Loading...
INDONESIA
Penulis: Endang Saputra 19:01 WIB | Jumat, 28 Oktober 2016

PGI: Indonesia Berhutang Besar pada Pemuda

Sekretaris Umum PGI Gomar Gultom (kedua dari kanan) di Grha Oikumene PGI lantai 5 Jalan Salemba Raya, Jakarta Pusat, hari Jumat (28/10). (Foto: Endang Saputra)

JAKARTA, SATUHARAPAN.COM – Sekretaris Umum Persekutuan Gereja-gereja di Indonesia (PGI) Gomar Gultom mengatakan, bangsa Indonesia berutang besar pada pemuda. Organisasi kepemudaan Indonesia menggelar Kongres Pemuda II pada 28 Oktober 1928 di Jakarta melahirkan Sumpah Pemuda sebagai sebuah terobosan besar di tengah kegagalan perjuangan sektarian yang bersifat kedaerahan.

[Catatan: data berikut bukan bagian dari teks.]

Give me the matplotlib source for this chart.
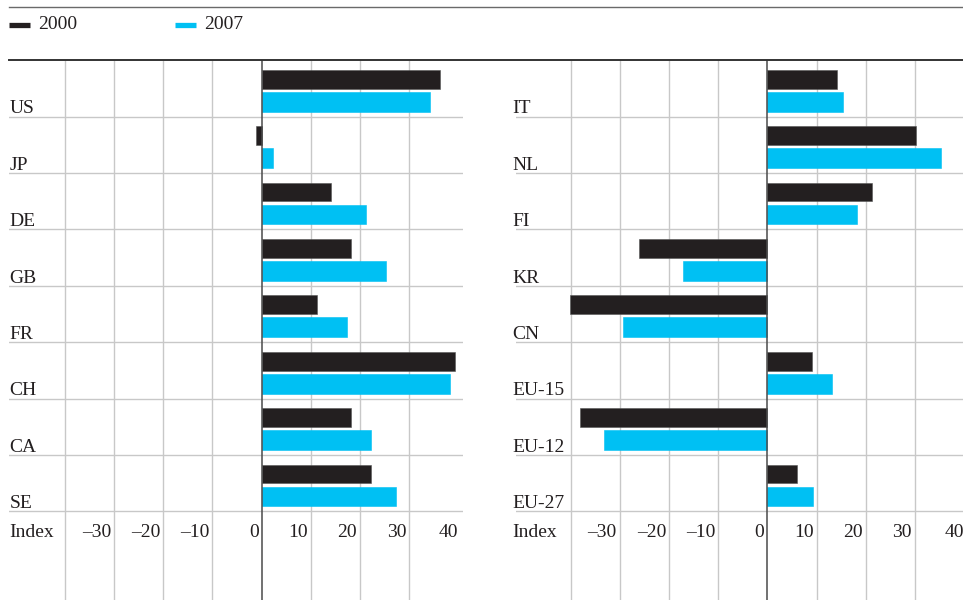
import matplotlib
matplotlib.use("Agg")
import matplotlib.pyplot as plt
from matplotlib.lines import Line2D

plt.rcParams['font.family'] = ['Liberation Serif', 'DejaVu Serif']

# data (index values)
left_cats = ["US", "JP", "DE", "GB", "FR", "CH", "CA", "SE"]
left_2000 = [36.2, -1.2, 14.1, 18.2, 11.2, 39.2, 18.2, 22.2]
left_2007 = [34.3, 2.2, 21.3, 25.3, 17.3, 38.3, 22.3, 27.3]

right_cats = ["IT", "NL", "FI", "KR", "CN", "EU-15", "EU-12", "EU-27"]
right_2000 = [14.2, 30.1, 21.2, -26.1, -40.1, 9.1, -38.1, 6.1]
right_2007 = [15.3, 35.2, 18.3, -17.2, -29.3, 13.2, -33.3, 9.2]

ticks = [-30, -20, -10, 0, 10, 20, 30, 40]
grid_x = [-40, -30, -20, -10, 0, 10, 20, 30]

C_2000 = "#231f20"
C_2007 = "#00c0f3"
GRID = "#c8c8c8"
TXT = "#231f20"

W, H = 963, 600
fig = plt.figure(figsize=(W / 100, H / 100), dpi=100)

PX = 4.92          # pixels per index unit
TOP, BAND = 60.3, 56.4
nband = (H - TOP) / BAND


def panel(x0px, xmin, xmax, cats, v0, v7, lab_x):
    wpx = (xmax - xmin) * PX
    ax = fig.add_axes([x0px / W, 0, wpx / W, (H - TOP) / H])
    ax.set_xlim(xmin, xmax)
    ax.set_ylim(nband, 0)
    ax.axis("off")
    for g in grid_x:
        if g == 0:
            ax.axvline(0, color="#4a4a4a", lw=1.1, zorder=4)
        else:
            ax.axvline(g, color=GRID, lw=1.0, zorder=1)
    for i in range(1, len(cats) + 1):
        ax.axhline(i, color=GRID, lw=1.0, zorder=1)
    ys = range(len(cats))
    ax.barh([y + 0.335 for y in ys], v0, height=0.335, color=C_2000,
            edgecolor="#555555", linewidth=0.4, zorder=2)
    ax.barh([y + 0.735 for y in ys], v7, height=0.35, color=C_2007,
            edgecolor=C_2007, linewidth=0.4, zorder=2)
    for i, c in enumerate(cats):
        ax.text(lab_x, i + 0.94, c, fontsize=14, color=TXT,
                ha="left", va="baseline", clip_on=False)
    yi = len(cats) + 0.45
    ax.text(lab_x, yi, "Index", fontsize=14, color=TXT,
            ha="left", va="baseline", clip_on=False)
    for t in ticks:
        lab = str(t).replace("-", "\u2013")
        off = 0.0 if t == 40 else -0.6
        ax.text(t + off, yi, lab, fontsize=14, color=TXT, ha="right",
                va="baseline", clip_on=False)
    return ax


panel(9.3, -51.3, 40.9, left_cats, left_2000, left_2007, -51.3)
panel(516, -51.1, 39.7, right_cats, right_2000, right_2007, -51.8)

# top rules
fig.add_artist(Line2D([9.3 / W, 1], [1 - 6.7 / H, 1 - 6.7 / H],
                      color="#6a6a6a", lw=1.0))
fig.add_artist(Line2D([9.3 / W, 1], [1 - TOP / H, 1 - TOP / H],
                      color="#333333", lw=1.4))

# legend
ly = 1 - 24.5 / H
fig.add_artist(Line2D([9.3 / W, 30 / W], [ly, ly], color=C_2000, lw=3.8,
                      solid_capstyle="butt"))
fig.text(38.3 / W, 1 - 29.3 / H, "2000", fontsize=14, color=TXT,
         va="baseline")
fig.add_artist(Line2D([175 / W, 196 / W], [ly, ly], color=C_2007, lw=3.8,
                      solid_capstyle="butt"))
fig.text(204 / W, 1 - 29.3 / H, "2007", fontsize=14, color=TXT,
         va="baseline")

fig.savefig("out.png", dpi=100)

Sumpah Pemuda, kata Gomar, mampu menggerakkan para pemuda untuk menculik Soekarno dan Hatta ke Rengasdengklok dan memaksa mereka untuk memproklasikan kemerdekaan RI. Sumpah Pemuda menjadi tonggak utama dalam sejarah pergerakan kemerdekaan Indonesia.

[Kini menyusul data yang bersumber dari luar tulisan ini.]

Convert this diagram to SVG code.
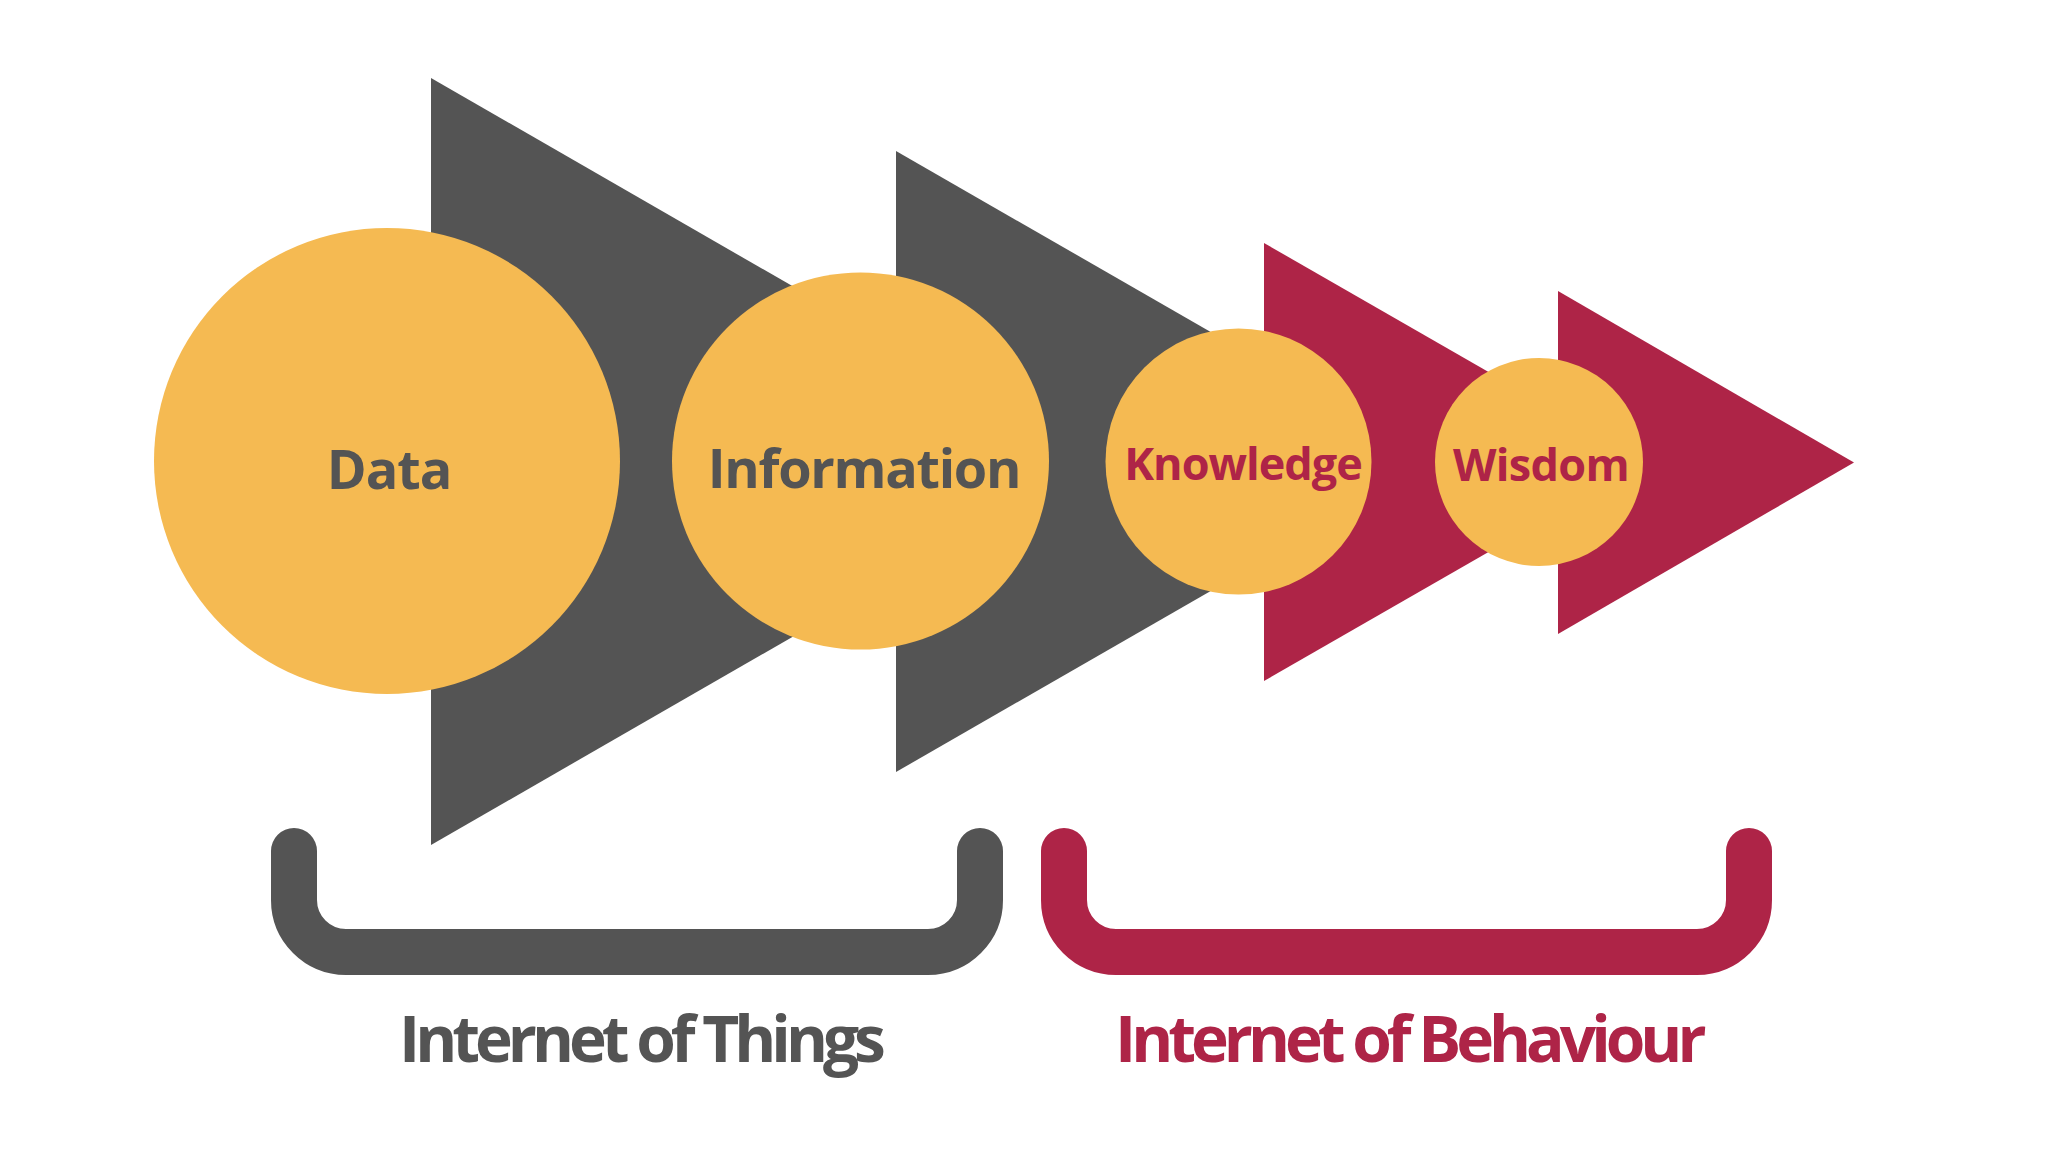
<svg xmlns="http://www.w3.org/2000/svg" width="2048" height="1152" viewBox="0 0 2048 1152">
  <style>
    .gray { fill: #545454; }
    .red { fill: #AE2447; }
    .circ { fill: #F5BA52; }
    .lbl { font-family: "Open Sans", "Noto Sans", sans-serif; font-weight: 700; text-anchor: middle; }
    .big { font-family: "Open Sans", "Noto Sans", sans-serif; font-weight: 700; font-size: 64px; letter-spacing: -5px; }
    .brk { fill: none; stroke-width: 46; stroke-linecap: round; stroke-linejoin: round; }
  </style>
  <rect width="2048" height="1152" fill="#ffffff"/>
  <g id="arrows">
    <polygon id="arrow-1" class="gray" points="431,78 431,845 1097,461.5"/>
    <polygon id="arrow-2" class="gray" points="896,151 896,772 1436,461.5"/>
    <polygon id="arrow-3" class="red" points="1264,243 1264,681 1645,462"/>
    <polygon id="arrow-4" class="red" points="1558,291 1558,634 1854,462.5"/>
  </g>
  <g id="node-data">
    <circle class="circ" cx="387" cy="461" r="233"/>
    <text class="lbl" x="389" y="489" font-size="54" fill="#545454" letter-spacing="-1">Data</text>
  </g>
  <g id="node-information">
    <circle class="circ" cx="860.5" cy="461" r="188.5"/>
    <text class="lbl" x="864" y="488" font-size="54" fill="#545454" letter-spacing="-1.3">Information</text>
  </g>
  <g id="node-knowledge">
    <circle class="circ" cx="1238.5" cy="461.5" r="133"/>
    <text class="lbl" x="1243" y="480" font-size="45" fill="#AE2447" letter-spacing="-1">Knowledge</text>
  </g>
  <g id="node-wisdom">
    <circle class="circ" cx="1539" cy="462" r="104"/>
    <text class="lbl" x="1541" y="481" font-size="45" fill="#AE2447" letter-spacing="-0.7">Wisdom</text>
  </g>
  <g id="connectors">
    <path id="bracket-iot" class="brk" stroke="#545454" d="M294,851 V900 A52,52 0 0 0 346,952 H928 A52,52 0 0 0 980,900 V851"/>
    <path id="bracket-iob" class="brk" stroke="#AE2447" d="M1064,851 V900 A52,52 0 0 0 1116,952 H1697 A52,52 0 0 0 1749,900 V851"/>
  </g>
  <g id="label-iot">
    <text class="big" x="399" y="1062" fill="#545454">Internet of Things</text>
  </g>
  <g id="label-iob">
    <text class="big" x="1115" y="1062" fill="#AE2447">Internet of Behaviour</text>
  </g>
</svg>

Ketika perjalanan bangsa ini mengalami stagnan, para pemuda juga yang mempelopori perjuangan untuk keluar dari kemandekan, sebagaimana diperlihatkan pada angkatan kemudian (1966,1979 dan terakhir Reformasi 1998).

“Semua itu memberikan tempat kepada pemuda untuk boleh dikatakan sebagai pelopor, pejuang dan pemikir. Pertanyaanya adalah apakah yang membuat para pemuda tersebut dicatat oleh sejarah sebagai pelopor, pejuang dan pemikir? Jawabannya adalah mereka berusaha menjawab tantangan jamannya,” kata Gomar dalam Simposium menyambut 88 tahun Sumpah Pemuda di Grha Oikumene PGI, Jalan Salemba Raya, Jakarta Pusat, hari Jumat (28/10).

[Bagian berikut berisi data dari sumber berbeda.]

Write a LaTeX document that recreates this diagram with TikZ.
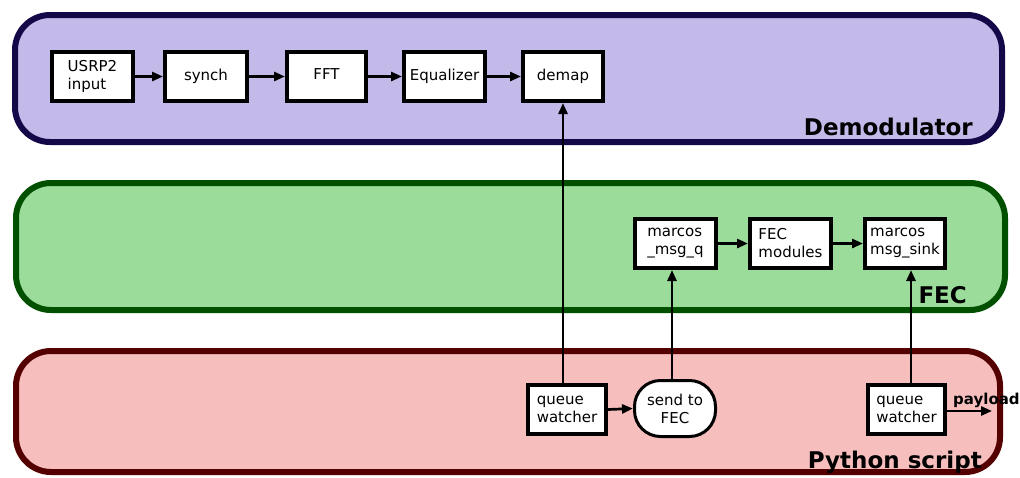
\documentclass[tikz,border=0pt]{standalone}
\usepackage{fontspec}
\setmainfont{DejaVu Sans}
\usetikzlibrary{arrows.meta}
\definecolor{demfill}{RGB}{195,186,234}
\definecolor{demline}{RGB}{20,8,72}
\definecolor{fecfill}{RGB}{155,220,155}
\definecolor{fecline}{RGB}{0,80,0}
\definecolor{pyfill}{RGB}{247,190,190}
\definecolor{pyline}{RGB}{85,0,0}
\begin{document}
\begin{tikzpicture}[x=1pt,y=-1pt,
  band/.style={line width=6pt, rounded corners=35pt},
  blk/.style={draw=black, fill=white, line width=4pt, minimum width=#1,
    minimum height=49pt, inner sep=2pt, align=left,
    font=\fontsize{15}{18}\selectfont},
  blk/.default=81pt,
  bandlabel/.style={anchor=base east, inner sep=0pt,
    font=\bfseries\fontsize{23}{26}\selectfont},
  arr/.style={line width=2.7pt, -{Triangle[length=11pt,width=9pt]}}
]
\useasboundingbox (0,0) rectangle (1020,477);
% bands
\draw[band, fill=demfill, draw=demline] (15,15) rectangle (1002,142);
\draw[band, fill=fecfill, draw=fecline] (16,183) rectangle (1005,310);
\draw[band, fill=pyfill, draw=pyline] (16,351) rectangle (1000,472);
\node[bandlabel] (ldem) at (973,135) {Demodulator};
\node[bandlabel] (lfec) at (967,303) {FEC};
\node[bandlabel] (lpy) at (982,468) {Python script};
% demodulator blocks
\node[blk] (usrp) at (92.5,76.5) {USRP2\\input};
\node[blk=82pt] (synch) at (206,76.5) {\raisebox{4pt}{synch}};
\node[blk=79pt] (fft) at (326.5,76.5) {\raisebox{4pt}{FFT}};
\node[blk] (eq) at (444.5,76.5) {\raisebox{2pt}{Equalizer}};
\node[blk=80pt] (demap) at (563,76.5) {\raisebox{2pt}{demap}};
% FEC blocks
\node[blk] (mq) at (675.5,243.5) {marcos\\\_msg\_q};
\node[blk] (fecm) at (790.5,243.5) {FEC\\modules};
\node[blk=80pt] (sink) at (905,243.5) {marcos\\msg\_sink};
% python blocks
\node[blk=78pt] (qw1) at (567,409.5) {queue\\watcher};
\node[draw=black, fill=white, line width=3pt, minimum width=81pt,
  minimum height=56pt, rounded corners=26pt, inner sep=2pt, align=center,
  font=\fontsize{15}{18}\selectfont] (send) at (675,408.5) {send to\\FEC};
\node[blk=77pt] (qw2) at (906.5,409.5) {queue\\watcher};
% connectors
\draw[arr] (usrp.east) -- (synch.west);
\draw[arr] (synch.east) -- (fft.west);
\draw[arr] (fft.east) -- (eq.west);
\draw[arr] (eq.east) -- (demap.west);
\draw[arr] (mq.east) -- (fecm.west);
\draw[arr] (fecm.east) -- (sink.west);
\draw[arr] (qw1.north -| demap.south) -- (demap.south);
\draw[arr] ([xshift=-3pt]send.north) -- ([xshift=-3pt]send.north |- mq.south);
\draw[arr] ([xshift=4.5pt]qw2.north) -- ([xshift=4.5pt]qw2.north |- sink.south);
\draw[arr] (qw1.east) -- (send.west);
\coordinate (pend) at (992,411);
\draw[arr] (qw2.east |- pend) -- (pend);
\node[anchor=base west, inner sep=0pt, font=\bfseries\fontsize{15}{17}\selectfont] (payload) at (953,404) {payload};
\end{tikzpicture}
\end{document}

Pertanyaan berikutnya adalah apa tantangan terkini bangsa ini. Persoalan itu mestinya bisa dijawab agar semakin banyak yang menjadi pelaku sejarah, meneruskan kepeloporan, perjuangan dan pemikiran para pemuda dalam untaian sejarah RI.

Ia menyebutkan, salah satu tantangan jaman bangsa ini adalah semakin terkotak-kotaknya masyarakat oleh pendekatan sektarian, yang justru ditinggalkan oleh para pemuda pada 1928.

“Kita ini makin terhisab ke dalam gettho-gettho keagamaan, dan pemegangan kebenaran kita semata,” kata dia.

Ia menyayangkan, sikap paling benar sendiri dan menyalahkan orang lain makin digandrungi. Padahal, belum tentu kebenaran yang diyakininya tersebut adalah betul-betul benar sesuai fakta yang ada.

“Masing-masing kita menghendaki agar manusia berpihak pada kebenaran yang kita klaim, tetapi belum tentu kita mau berpihak kepada kemanusiaan,” kata dia.

Kalau para pemuda pada 1928 berani meninggalkan pendekatan sektarian kedaerahan dan melepaskan semua klaim-klaim kebenaran sendiri hingga berani memasuki sejarah bersama sebagai satu bangsa, Gomar berharap sudah saatnya negeri ini kembali bangkit dengan berani meninggalkan pendekatan sektarian keagamaan untuk meneruskan sejarah bersama sebagai bangsa Indonesia.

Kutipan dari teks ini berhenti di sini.